Artık ayrılma saati geldi. Garda bütün dostlarımız toplanmış, düşmanlar da bakıyorlardı.
Refet Paşa’nın subayları, son bir saygı gösterisi olarak vagonun basamağına çıktılar, bir grup Türk hanımı biraz uzakta duruyorlar; güneş ve toza sabırla tahammül ediyor ve oradan ayrılmak istemiyorlardı. Fransız haber alma subayının emireri bir gün önce, Afyonkarahisar’a gitmiş, elinde bir mesajla koşarak geldi. Her taraftan çiçekler, şekerlemeler uzatılıyor, bu ayrılış, Doğu’ya özgü heyecan ve üzüntüyle dolu bir ayrılış.
Pakize, çok güzel ve sevimli bir kız, içli sesiyle tekrarlıyor: ”Madam, Paris’e dönünce bizim vahşi olmadığımız söyleyeceksiniz değil mi?”

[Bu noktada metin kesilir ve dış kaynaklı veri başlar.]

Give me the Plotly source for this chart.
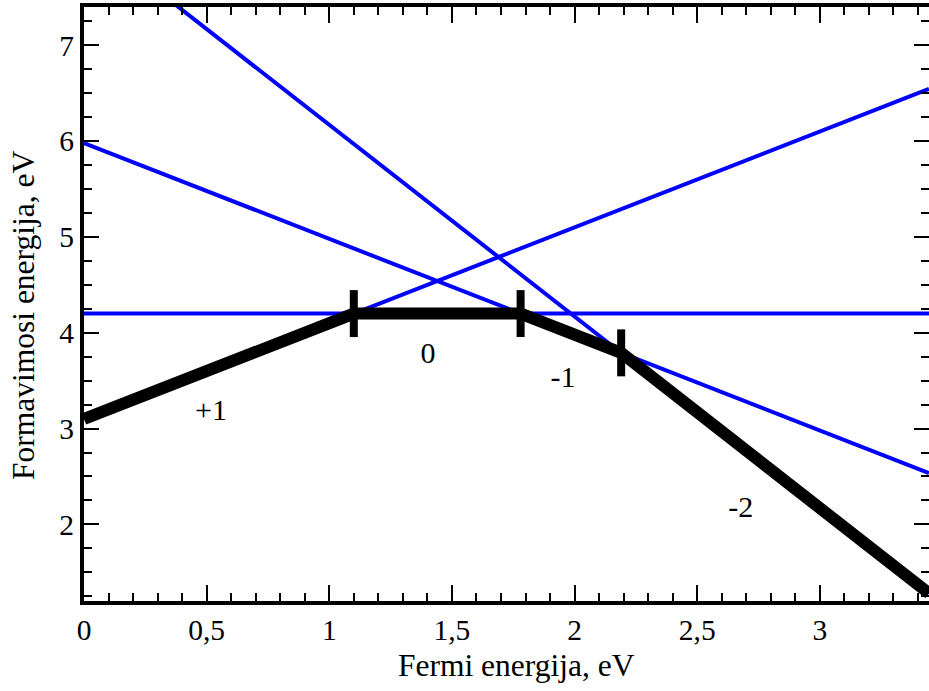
import plotly.graph_objects as go

# Data: formation energy lines E_q(x) = intercept + q * x
charges = [1, 0, -1, -2]
intercepts = [3.1, 4.2, 5.98, 8.17]
charge_labels = ["+1", "0", "-1", "-2"]
label_x = [0.518, 1.402, 1.953, 2.678]
label_y = [3.17, 3.76, 3.51, 2.16]

x_min, x_max = 0.0, 3.445
y_min, y_max = 1.2, 7.4
bar_half = 0.245

FONT = "Liberation Serif, Times New Roman, serif"

fig = go.Figure()

# blue lines
for q, b in zip(charges, intercepts):
    fig.add_trace(go.Scatter(
        x=[x_min, x_max], y=[b + q * x_min, b + q * x_max],
        mode="lines", line=dict(color="#0000FF", width=4),
        hoverinfo="skip", showlegend=False))

# lower envelope (transitions between consecutive charge states)
tx = []
for i in range(len(charges) - 1):
    q1, b1 = charges[i], intercepts[i]
    q2, b2 = charges[i + 1], intercepts[i + 1]
    tx.append((b2 - b1) / (q1 - q2))
ty = [intercepts[i] + charges[i] * t for i, t in enumerate(tx)]

env_x = [x_min] + tx + [x_max]
env_y = [intercepts[0] + charges[0] * x_min] + ty + [intercepts[-1] + charges[-1] * x_max]
fig.add_trace(go.Scatter(
    x=env_x, y=env_y, mode="lines",
    line=dict(color="black", width=12), hoverinfo="skip", showlegend=False))

# transition bars
bx, by = [], []
for t, v in zip(tx, ty):
    bx += [t, t, None]
    by += [v - bar_half, v + bar_half, None]
fig.add_trace(go.Scatter(
    x=bx, y=by, mode="lines", line=dict(color="black", width=8),
    hoverinfo="skip", showlegend=False))

# charge labels
fig.add_trace(go.Scatter(
    x=label_x, y=label_y, mode="text", text=charge_labels,
    textfont=dict(family=FONT, size=30, color="black"),
    hoverinfo="skip", showlegend=False))

# invisible trace for right-side tick axis
fig.add_trace(go.Scatter(x=[x_min], y=[y_min], yaxis="y2", mode="markers",
                         marker=dict(opacity=0), hoverinfo="skip", showlegend=False))

fig.update_layout(
    width=929, height=691,
    margin=dict(l=84, r=0, t=7, b=90),
    paper_bgcolor="white", plot_bgcolor="white",
    separators=", ",
    font=dict(family=FONT, size=29.5, color="black"),
    xaxis=dict(
        range=[x_min, x_max], dtick=0.5, tick0=0,
        ticks="inside", ticklen=16, tickwidth=2, tickcolor="black",
        showline=True, linecolor="black", linewidth=4, mirror="ticks",
        showgrid=False, zeroline=False,
        tickfont=dict(family=FONT, size=29.5),
        minor=dict(dtick=0.1, tick0=0, ticks="inside", ticklen=8, tickwidth=2, tickcolor="black"),
    ),
    yaxis=dict(
        range=[y_min, y_max], dtick=1, tick0=0,
        ticks="inside", ticklen=15, tickwidth=2, tickcolor="black",
        showline=True, linecolor="black", linewidth=4,
        showgrid=False, zeroline=False,
        tickfont=dict(family=FONT, size=29.5),
        minor=dict(dtick=0.25, tick0=0, ticks="inside", ticklen=8, tickwidth=2, tickcolor="black"),
    ),
    yaxis2=dict(
        range=[y_min, y_max], dtick=1, tick0=0, overlaying="y", side="right",
        ticks="inside", ticklen=15, tickwidth=2, tickcolor="black",
        showline=False, showgrid=False, zeroline=False, showticklabels=False,
        minor=dict(dtick=0.25, tick0=0, ticks="inside", ticklen=8, tickwidth=2, tickcolor="black"),
    ),
    annotations=[
        dict(text="Fermi energija, eV", xref="paper", yref="paper",
             x=(516 - 84) / 845, y=-(665 - 601) / 594, xanchor="center", yanchor="middle",
             showarrow=False, font=dict(family=FONT, size=31.5, color="black")),
        dict(text="Formavimosi energija, eV", xref="paper", yref="paper",
             x=-(84 - 23) / 845, y=(601 - 316) / 594, xanchor="center", yanchor="middle",
             textangle=-90, showarrow=False, font=dict(family=FONT, size=31.5, color="black")),
    ],
)

fig.write_html("out.html")
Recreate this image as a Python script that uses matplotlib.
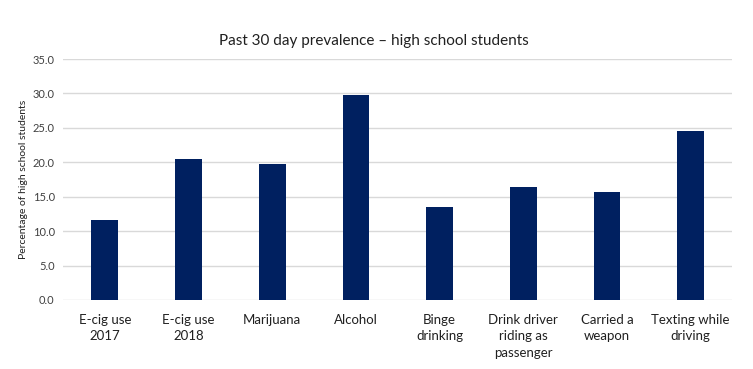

Burada bütün Anadolu temsil edilmekte. Herkes son dakikada kendi düşüncesini açıklamak, ümit verici birkaç kelime duymak istiyor. Fakat gar şefinin, “tamam” diye bağırmasıyla her şey son buldu. Trenimiz bir kere sarsıldıktan sonra yarı karanlık içine daldı, mesafeleri yutmaya başladı. Konya yeniden kervanların sarayı oluyordu.